The owner’s representative is blaming all of these features on the contractor not embedding the aggregate deeply enough even though they followed the specification and the recommendations of ACI 302. They started with bullfloats and then used pans. The silicate that was specified supposedly had a membrane-forming ingredient that also cures the slab. It may form a membrane but I haven't seen test data to support that it has water retention capability.  For example, evaporation retardants form a membrane but are not effective curing compounds.

Concrete International published an article about a mortar flaking issue on a slab last year in Pennsylvania. In that case, I believe the mortar flakes were the result of dirty aggregate preventing a good paste-aggregate bond. And the mortar flakes showed up within days/weeks of each pour - not 18 months later. They ended up replacing some slabs and drilling/filling thousands of flakes. In the end, when the owner sold the building, the new owner commented on how nice the floor was.
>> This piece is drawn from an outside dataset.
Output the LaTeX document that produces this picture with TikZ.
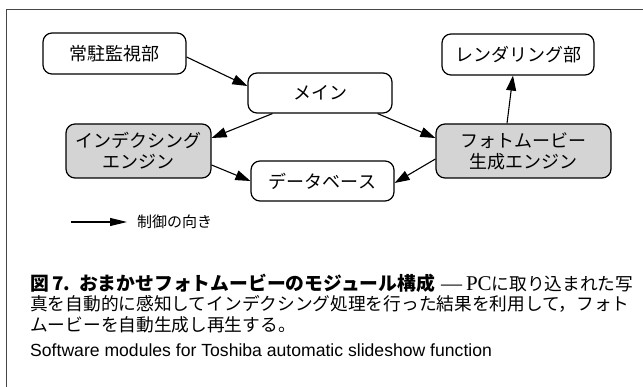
\documentclass[tikz,border=0pt]{standalone}
\usepackage{fontspec}
\setmainfont{Liberation Sans}
\newfontfamily\cjk{Noto Sans CJK JP}
\newfontfamily\serifrm{Liberation Serif}
\usetikzlibrary{arrows.meta,calc}
\definecolor{boxgray}{RGB}{212,212,212}
\definecolor{framegray}{RGB}{70,70,70}
\tikzset{
  box/.style={draw, line width=1.2pt, rounded corners=9pt, inner sep=0pt, align=center,
    font=\cjk\fontsize{18}{21}\selectfont},
  gbox/.style={box, fill=boxgray},
  arr/.style={line width=1.1pt, -{Triangle[length=15pt,width=10pt]}},
  frameline/.style={draw=framegray, line width=0.9pt},
  captext/.style={anchor=west, inner sep=0pt, font=\cjk\fontsize{17.7}{21}\selectfont},
}
\begin{document}
\begin{tikzpicture}[x=1pt,y=-1pt]
\useasboundingbox (0,0) rectangle (643,387);
\coordinate (f1) at (6,387);
\coordinate (f2) at (6,9);
\coordinate (f3) at (643,9);
\draw[frameline] (f1) -- (f2) -- (f3);

\node[box, minimum width=143pt, minimum height=41pt] (jochu) at (114.5,53.5) {常駐監視部};
\node[box, minimum width=144pt, minimum height=40pt] (main) at (320,93) {メイン};
\node[box, minimum width=152pt, minimum height=41pt] (render) at (518,54.5) {レンダリング部};
\node[gbox, minimum width=145pt, minimum height=54pt] (index) at (138.5,151) {インデクシング\\エンジン};
\node[gbox, minimum width=175pt, minimum height=54pt] (photo) at (523.5,151) {フォトムービー\\生成エンジン};
\node[box, minimum width=143pt, minimum height=40pt] (db) at (322.5,181) {データベース};

\draw[arr] ([yshift=-3.5pt]jochu.east) -- ([yshift=7pt]main.west);
\draw[arr] ([xshift=25pt]main.south west) -- ([yshift=13pt]index.east);
\draw[arr] ([xshift=-15pt]main.south east) -- ([yshift=13pt]photo.west);
\draw[arr] ([yshift=-14pt]index.east) -- (db.west);
\draw[arr] ([yshift=-8pt]photo.west) -- ([yshift=-2pt]db.east);
\draw[arr] ([xshift=-16.5pt]photo.north) -- ([xshift=-5pt]render.south);

\coordinate (l1) at (71,222);
\coordinate (l2) at (127,222);
\draw[line width=1.1pt, -{Triangle[length=17pt,width=8pt]}] (l1) -- (l2);
\node[anchor=west, inner sep=0pt, font=\cjk\fontsize{15}{18}\selectfont] (leg) at (137,222) {制御の向き};

\node[captext] (c1) at (30,283) {{\bfseries\fontsize{18.8}{21}\selectfont 図\,7.\hspace{9pt}おまかせフォトムービーのモジュール構成}\hspace{6pt}{\serifrm\fontsize{21}{21}\selectfont —\hspace{4pt}PC}に取り込まれた写};
\node[captext] (c2) at (30,304) {真を自動的に感知してインデクシング処理を行った結果を利用して，フォト};
\node[captext] (c3) at (30,325) {ムービーを自動生成し再生する。};
\node[anchor=west, inner sep=0pt, font=\fontsize{17.6}{20}\selectfont] (en) at (30,350) {Software modules for Toshiba automatic slideshow function};
\end{tikzpicture}
\end{document}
But this article doesn’t mention curing as a factor. Of course it's a factor! The reason the mortar flakes is because there is a weak paste-aggregate bond—period. There is no other reason. If there was a good paste-aggregate bond, the mortar would not flake off. The aggregate may fracture and popouts may happen and crazing may occur, but not mortar flaking. So whatever impacts the paste-aggregate bond, is a potential factor in mortar flaking. Dirty aggregate is a big one. Inadequate curing is another.

Not embedding the aggregate deep enough is a slippery slope. Are we now supposed to measure the depth of the aggregate? How would we do that? Creating a thin mortar layer doesn't cause mortar flaking. We have seen thin mortar layers for decades—that’s what causes aggregate shadows!

My first bout with this was in 1995. My client, the building owner, had me on my hands and knees checking out his "leopard slab" that he did not request or appreciate. I had minimized the paste content by optimizing the aggregates which is now becoming common practice. The mortar layers were, admittedly, paper thin. But, as we have seen, aggregate shadows do not necessarily flake or deteriorate. However, thin mortar layers make the curing more important as the thin paste can dry out even more easily and impact the development of a good paste-aggregate bond. And early drying also results in early shrinkage that potentially shears the mortar paste from the aggregate. I think the combo of thin mortar layers, the lack of curing, and dry ambient conditions is the perfect storm.  Thin mortar layers is included here because the lack of cure impacts the paste-aggregate bond more with thinner mortar layers than thicker - the paste in contact with the aggregate dries and stops hydrating more easily.

The new silicate subcommittee of ACI 302 should be interesting. I think this topic would make a nice article if you have an upcoming issue where it would fit: "Is Intentional Curing Really Necessary?" I like the word "Intentional" there. Usually people just say curing when they are talking about a moist cure or the use of an ASTM C309 curing compound but I think we sometimes get away with passive curing (favorable ambient conditions). It's risky since we are not in control and Mother Nature is not a concrete expert. There are ACI 302 members with whom I obviously disagree on this issue. Some have said they believe we are getting away with near-surface aggregates nine times out of ten. In a way, that's right but it's not the embedment depth of the aggregate we're getting away with, it's the lack of an adequate cure (either intentional or passive).